Another Israeli prime minister spokesperson, Ofir Gendelman, stated on Twitter: “6 of the 1600 prisoners on hunger strike are administrative detainees, the rest were tried and convicted of terrorism.”

Also a misleading statement, taking into account the nature of terrorism offenses as defined by Israeli military orders, which constitute Israel’s legal basis for its control over the West Bank and Gaza Strip.

Israel has drafted numerous military orders pertaining to the detention and prosecution of Palestinian prisoners.

For example, military order 101 states that attending protests, waving flags without a permit, sitting in a cafe if the Israeli military commander has ordered it closed, displaying political symbols, printing and distributing material “of political significance,” assembly of ten or more Palestinian political characters without a permit from Israel, and attempting to influence political opinion (deemed political incitement), are some of the offenses considered “Hostile Terrorist Activity.”

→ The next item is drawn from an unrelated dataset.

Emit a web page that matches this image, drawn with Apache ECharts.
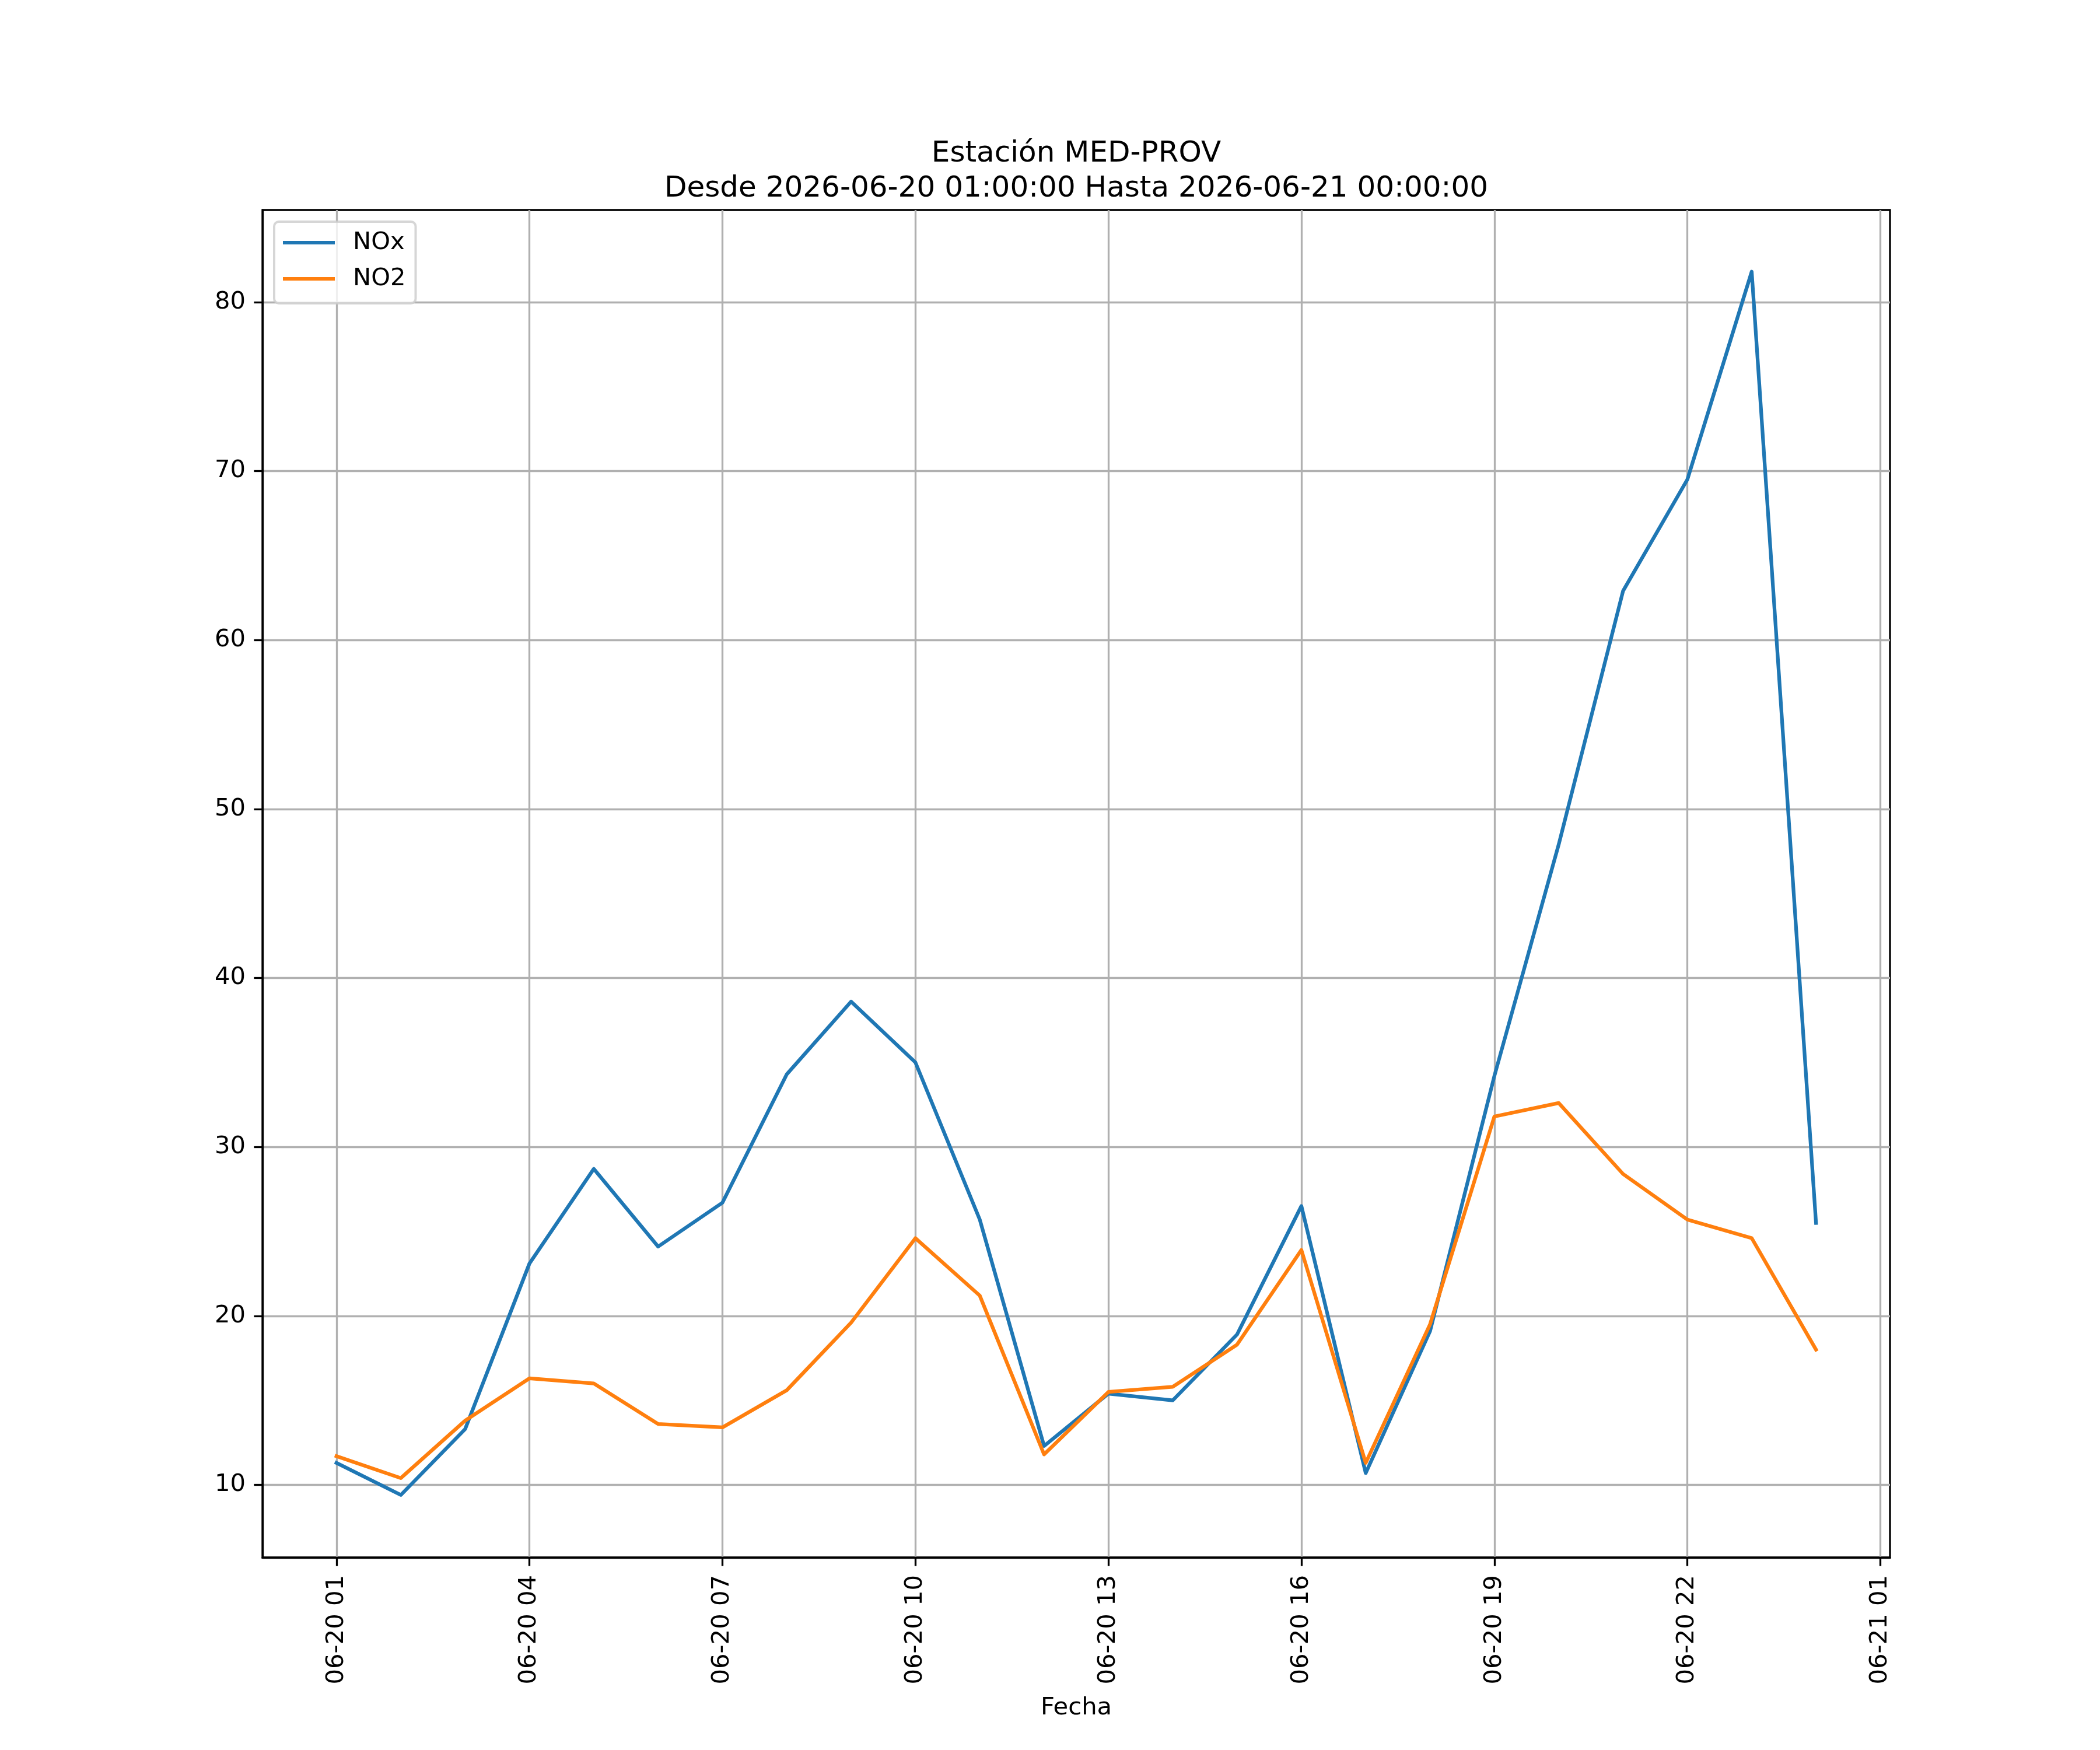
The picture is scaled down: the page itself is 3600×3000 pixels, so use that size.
<!DOCTYPE html>
<html>
<head>
<meta charset="utf-8">
<script src="https://cdn.jsdelivr.net/npm/echarts@6/dist/echarts.min.js"></script>
<style>
  html, body { margin: 0; padding: 0; background: #fff; }
  #main { width: 3600px; height: 3000px; }
</style>
</head>
<body>
<div id="main"></div>
<script>
// datos horarios de la estación
var fechas = [
    '2026-06-20 01:00', '2026-06-20 02:00', '2026-06-20 03:00', '2026-06-20 04:00',
    '2026-06-20 05:00', '2026-06-20 06:00', '2026-06-20 07:00', '2026-06-20 08:00',
    '2026-06-20 09:00', '2026-06-20 10:00', '2026-06-20 11:00', '2026-06-20 12:00',
    '2026-06-20 13:00', '2026-06-20 14:00', '2026-06-20 15:00', '2026-06-20 16:00',
    '2026-06-20 17:00', '2026-06-20 18:00', '2026-06-20 19:00', '2026-06-20 20:00',
    '2026-06-20 21:00', '2026-06-20 22:00', '2026-06-20 23:00', '2026-06-21 00:00'
];
var nox = [11.3, 9.4, 13.3, 23.1, 28.7, 24.1, 26.7, 34.3, 38.6, 35.0, 25.7, 12.3,
           15.4, 15.0, 18.9, 26.5, 10.7, 19.1, 34.2, 47.9, 62.9, 69.5, 81.8, 25.5];
var no2 = [11.7, 10.4, 13.8, 16.3, 16.0, 13.6, 13.4, 15.6, 19.6, 24.6, 21.2, 11.8,
           15.5, 15.8, 18.3, 23.9, 11.3, 19.5, 31.8, 32.6, 28.4, 25.7, 24.6, 18.0];
var xTicks = [
    '2026-06-20 01:00', '2026-06-20 04:00', '2026-06-20 07:00', '2026-06-20 10:00',
    '2026-06-20 13:00', '2026-06-20 16:00', '2026-06-20 19:00', '2026-06-20 22:00',
    '2026-06-21 01:00'
];
var yTicks = [10, 20, 30, 40, 50, 60, 70, 80];

var titulo = 'Estación MED-PROV\nDesde 2026-06-20 01:00:00 Hasta 2026-06-21 00:00:00';

function toTime(s) {
    var p = s.split(/[- :]/);
    return Date.UTC(+p[0], +p[1] - 1, +p[2], +p[3], +p[4]);
}
function pad(n) { return (n < 10 ? '0' : '') + n; }

var HOUR = 3600 * 1000;
var tiempos = fechas.map(toTime);
var xMin = tiempos[0] - 1.15 * HOUR;
var xMax = tiempos[tiempos.length - 1] + 1.15 * HOUR;
var tickTimes = xTicks.map(toTime);

function pares(vals) {
    return vals.map(function (v, i) { return [tiempos[i], v]; });
}

var font = 'DejaVu Sans';
var fs = 41.7;

var myChart = echarts.init(document.getElementById('main'));
option = {
    animation: false,
    backgroundColor: '#fff',
    graphic: [{
        type: 'text',
        x: 1845,
        y: 354,
        style: {
            text: titulo,
            fontFamily: font,
            fontSize: 50,
            lineHeight: 60,
            align: 'center',
            verticalAlign: 'bottom',
            fill: '#000'
        }
    }],
    grid: {
        left: 450,
        right: 360,
        top: 360,
        bottom: 330,
        show: true,
        borderColor: '#000',
        borderWidth: 3.3,
        backgroundColor: 'transparent'
    },
    legend: {
        orient: 'vertical',
        left: 470,
        top: 380,
        icon: 'rect',
        itemWidth: 89,
        itemHeight: 6,
        itemGap: 12,
        padding: [11, 17, 17, 15],
        borderColor: 'rgba(204,204,204,0.8)',
        borderWidth: 4,
        borderRadius: 8,
        backgroundColor: 'rgba(255,255,255,0.8)',
        textStyle: {
            fontFamily: font,
            fontSize: fs,
            lineHeight: 50,
            color: '#000',
            padding: [0, 0, 0, 26]
        },
        data: ['NOx', 'NO2']
    },
    xAxis: {
        type: 'value',
        min: xMin,
        max: xMax,
        name: 'Fecha',
        nameLocation: 'middle',
        nameGap: 237,
        nameTextStyle: { fontFamily: font, fontSize: fs, color: '#000' },
        axisLine: { show: true, lineStyle: { color: '#000', width: 3.3 } },
        axisTick: {
            show: true,
            length: 14.6,
            lineStyle: { color: '#000', width: 3.3 },
            customValues: tickTimes
        },
        axisLabel: {
            rotate: 90,
            margin: 30,
            fontFamily: font,
            fontSize: fs,
            color: '#000',
            customValues: tickTimes,
            formatter: function (v) {
                var d = new Date(v);
                return pad(d.getUTCMonth() + 1) + '-' + pad(d.getUTCDate()) + ' ' + pad(d.getUTCHours());
            }
        },
        splitLine: { show: true, lineStyle: { color: '#b0b0b0', width: 3.3 } }
    },
    yAxis: {
        type: 'value',
        min: 5.7,
        max: 85.45,
        axisLine: { show: true, lineStyle: { color: '#000', width: 3.3 } },
        axisTick: {
            show: true,
            length: 14.6,
            lineStyle: { color: '#000', width: 3.3 },
            customValues: yTicks
        },
        axisLabel: {
            margin: 29,
            fontFamily: font,
            fontSize: fs,
            color: '#000',
            customValues: yTicks
        },
        splitLine: { show: true, lineStyle: { color: '#b0b0b0', width: 3.3 } }
    },
    series: [
        {
            name: 'NOx',
            type: 'line',
            data: pares(nox),
            showSymbol: false,
            symbol: 'none',
            color: '#1f77b4',
            lineStyle: { color: '#1f77b4', width: 6.25, join: 'round', cap: 'square' }
        },
        {
            name: 'NO2',
            type: 'line',
            data: pares(no2),
            showSymbol: false,
            symbol: 'none',
            color: '#ff7f0e',
            lineStyle: { color: '#ff7f0e', width: 6.25, join: 'round', cap: 'square' }
        }
    ]
};
myChart.setOption(option);
</script>
</body>
</html>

Political parties, those under the Palestine Liberation Organization, with which Israel signed a peace deal in 1993, and others, are illegal. It is an act of terror to associate with members of “illegal” parties. It is illegal to invite them into your home, be present at their functions, be in possession of their literature, et cetera. Israel currently holds 27 “democratically-elected” Palestinian members of parliament in administrative detention, among thousands of activists and political figures.

Section 3 of military order 378 criminalizes affiliation to any group any of whose members committed or plans to commit a security offense. Moreover, so much as talking to someone Israel merely suspects could be its enemy, immediate relatives included, is a crime.

Another clause states that an Israeli soldier can order any town person or villager to remove obstructions in the road, including nails and glass. It is a criminal offense to refuse.

This order also allows Israel to prosecute Palestinians who commit offenses inside the West Bank and Gaza Strip..

Military order 1650 criminalizes what is defined as “infiltration,” which includes the presence of Palestinians from the Gaza Strip in the West Bank without an Israeli-issued permit, including those born in the West Bank but have a registered address in Gaza. The culprit can face up to twenty years in jail.

Given the wide range of Palestinian political, civic, cultural and social activities criminalized by Israeli military orders, it makes sense that 90 percent out of all Palestinian prisoners who are charged are convicted.

No longer going unnoticed

In his CNN interview, Israeli spokesperson Mark Regev said, “Israel gives our prisoners treatment above and beyond what international standards demands we give, if you look at some of their demands it is really for the extras above and beyond what international law requires.”

This statement bears no semblance to the truth. Denial of the appalling conditions of imprisonment endured by Palestinians, and reported by organizations such as the International Committee of the Red Cross, raises doubts concerning Israel’s commitment to improving these conditions as stipulated by the prisoners’ agreement.

Israel’s military “justice” system further propagates the definition of what Palestinian right should be, according to parameters and rhetoric that have proved time and again to be fabricated and no longer relevant.

Lucky enough, Israel’s unjust treatment of Palestinian prisoners is no longer going unnoticed.